start Entries supplied
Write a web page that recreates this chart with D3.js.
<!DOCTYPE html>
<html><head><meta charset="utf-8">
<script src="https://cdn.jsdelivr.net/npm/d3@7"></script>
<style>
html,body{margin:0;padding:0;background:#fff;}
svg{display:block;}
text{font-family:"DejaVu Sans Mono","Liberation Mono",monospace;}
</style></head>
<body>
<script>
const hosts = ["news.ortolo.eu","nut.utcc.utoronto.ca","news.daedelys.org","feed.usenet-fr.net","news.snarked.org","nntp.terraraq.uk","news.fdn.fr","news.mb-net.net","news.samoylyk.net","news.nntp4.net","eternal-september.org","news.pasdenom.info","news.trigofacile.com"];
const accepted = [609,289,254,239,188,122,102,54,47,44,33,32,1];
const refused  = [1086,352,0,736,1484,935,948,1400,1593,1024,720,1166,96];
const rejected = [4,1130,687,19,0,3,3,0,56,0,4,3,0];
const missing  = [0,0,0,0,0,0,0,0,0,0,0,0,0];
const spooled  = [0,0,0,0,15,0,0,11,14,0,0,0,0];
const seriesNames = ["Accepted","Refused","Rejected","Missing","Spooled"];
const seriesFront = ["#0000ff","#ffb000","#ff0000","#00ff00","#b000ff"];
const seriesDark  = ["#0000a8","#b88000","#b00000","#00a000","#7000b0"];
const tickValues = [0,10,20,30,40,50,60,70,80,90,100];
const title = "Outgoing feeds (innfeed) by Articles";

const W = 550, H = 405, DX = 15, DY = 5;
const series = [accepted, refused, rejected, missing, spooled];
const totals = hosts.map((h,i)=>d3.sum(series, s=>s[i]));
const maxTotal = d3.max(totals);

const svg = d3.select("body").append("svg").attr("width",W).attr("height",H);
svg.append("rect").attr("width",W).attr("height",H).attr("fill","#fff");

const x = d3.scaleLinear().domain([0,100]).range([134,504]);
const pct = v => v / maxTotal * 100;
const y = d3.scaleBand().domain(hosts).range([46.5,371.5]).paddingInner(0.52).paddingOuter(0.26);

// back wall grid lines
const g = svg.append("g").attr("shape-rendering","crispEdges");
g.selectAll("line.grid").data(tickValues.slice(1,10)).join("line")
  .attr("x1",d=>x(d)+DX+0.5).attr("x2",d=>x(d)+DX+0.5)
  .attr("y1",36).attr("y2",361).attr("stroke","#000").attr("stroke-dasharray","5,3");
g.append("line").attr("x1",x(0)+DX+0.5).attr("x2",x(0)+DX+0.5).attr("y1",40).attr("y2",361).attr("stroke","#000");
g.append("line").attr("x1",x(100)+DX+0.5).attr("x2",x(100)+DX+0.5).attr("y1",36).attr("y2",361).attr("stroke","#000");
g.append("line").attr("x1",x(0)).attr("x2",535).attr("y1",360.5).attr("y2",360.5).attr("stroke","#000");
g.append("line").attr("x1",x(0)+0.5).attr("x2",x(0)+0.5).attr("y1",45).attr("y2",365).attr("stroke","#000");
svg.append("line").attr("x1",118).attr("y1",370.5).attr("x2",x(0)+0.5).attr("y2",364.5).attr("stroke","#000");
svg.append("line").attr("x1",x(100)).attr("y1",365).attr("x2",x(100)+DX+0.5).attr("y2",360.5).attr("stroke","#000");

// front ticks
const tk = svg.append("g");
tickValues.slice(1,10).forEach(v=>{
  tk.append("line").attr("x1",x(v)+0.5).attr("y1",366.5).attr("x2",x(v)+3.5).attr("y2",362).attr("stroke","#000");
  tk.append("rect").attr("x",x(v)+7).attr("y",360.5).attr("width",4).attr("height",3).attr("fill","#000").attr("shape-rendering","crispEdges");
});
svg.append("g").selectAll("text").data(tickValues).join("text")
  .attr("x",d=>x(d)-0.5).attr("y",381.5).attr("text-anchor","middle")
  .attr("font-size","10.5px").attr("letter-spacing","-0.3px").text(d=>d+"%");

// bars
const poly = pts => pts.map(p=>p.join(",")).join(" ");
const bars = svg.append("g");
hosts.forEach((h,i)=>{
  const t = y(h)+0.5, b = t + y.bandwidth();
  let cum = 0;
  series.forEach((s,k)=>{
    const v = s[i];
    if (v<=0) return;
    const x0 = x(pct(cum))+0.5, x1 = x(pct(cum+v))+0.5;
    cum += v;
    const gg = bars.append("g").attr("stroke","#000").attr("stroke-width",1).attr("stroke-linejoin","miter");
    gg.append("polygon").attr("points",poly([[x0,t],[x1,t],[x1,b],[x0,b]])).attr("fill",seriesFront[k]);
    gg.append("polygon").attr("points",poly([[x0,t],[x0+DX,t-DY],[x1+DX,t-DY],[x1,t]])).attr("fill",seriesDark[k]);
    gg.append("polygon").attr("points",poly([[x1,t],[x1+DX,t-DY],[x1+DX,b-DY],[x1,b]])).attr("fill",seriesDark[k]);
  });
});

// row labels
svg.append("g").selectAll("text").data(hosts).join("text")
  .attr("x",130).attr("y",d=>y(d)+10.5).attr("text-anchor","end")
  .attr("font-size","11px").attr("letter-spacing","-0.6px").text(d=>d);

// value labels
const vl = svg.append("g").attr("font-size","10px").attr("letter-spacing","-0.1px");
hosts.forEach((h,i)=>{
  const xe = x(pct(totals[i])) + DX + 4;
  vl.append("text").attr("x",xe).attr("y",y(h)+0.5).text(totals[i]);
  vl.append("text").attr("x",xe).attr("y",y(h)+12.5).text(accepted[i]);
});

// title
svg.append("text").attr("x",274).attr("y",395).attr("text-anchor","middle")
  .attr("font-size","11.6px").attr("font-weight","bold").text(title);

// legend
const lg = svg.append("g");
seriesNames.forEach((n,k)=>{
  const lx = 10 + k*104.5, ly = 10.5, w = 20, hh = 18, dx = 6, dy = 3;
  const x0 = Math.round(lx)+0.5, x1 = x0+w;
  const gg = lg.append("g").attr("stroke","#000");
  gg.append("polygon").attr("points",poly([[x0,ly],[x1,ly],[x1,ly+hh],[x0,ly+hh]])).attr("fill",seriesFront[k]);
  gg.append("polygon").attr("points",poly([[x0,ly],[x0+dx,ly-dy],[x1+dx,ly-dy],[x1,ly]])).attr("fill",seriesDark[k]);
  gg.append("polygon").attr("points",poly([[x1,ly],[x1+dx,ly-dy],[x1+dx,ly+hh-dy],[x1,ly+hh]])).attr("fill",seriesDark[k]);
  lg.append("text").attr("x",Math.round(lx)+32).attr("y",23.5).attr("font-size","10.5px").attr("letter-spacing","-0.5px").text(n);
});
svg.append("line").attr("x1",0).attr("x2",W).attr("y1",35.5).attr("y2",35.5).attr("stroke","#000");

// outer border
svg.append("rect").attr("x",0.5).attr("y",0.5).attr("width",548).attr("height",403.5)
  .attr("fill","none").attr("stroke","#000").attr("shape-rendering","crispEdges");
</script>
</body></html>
end Entries supplied
start Entries supplied
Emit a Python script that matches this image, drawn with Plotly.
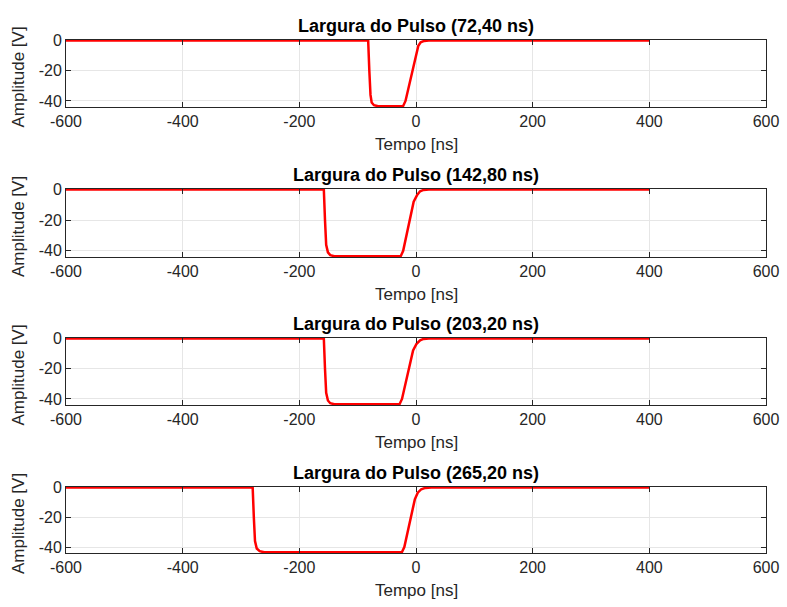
end Entries supplied
→ **Objective**: From the listing above, pick out every line containing "script".

→ **Solution to the problem**:
<script src="https://cdn.jsdelivr.net/npm/d3@7"></script>
<script>
</script>
Emit a Python script that matches this image, drawn with Plotly.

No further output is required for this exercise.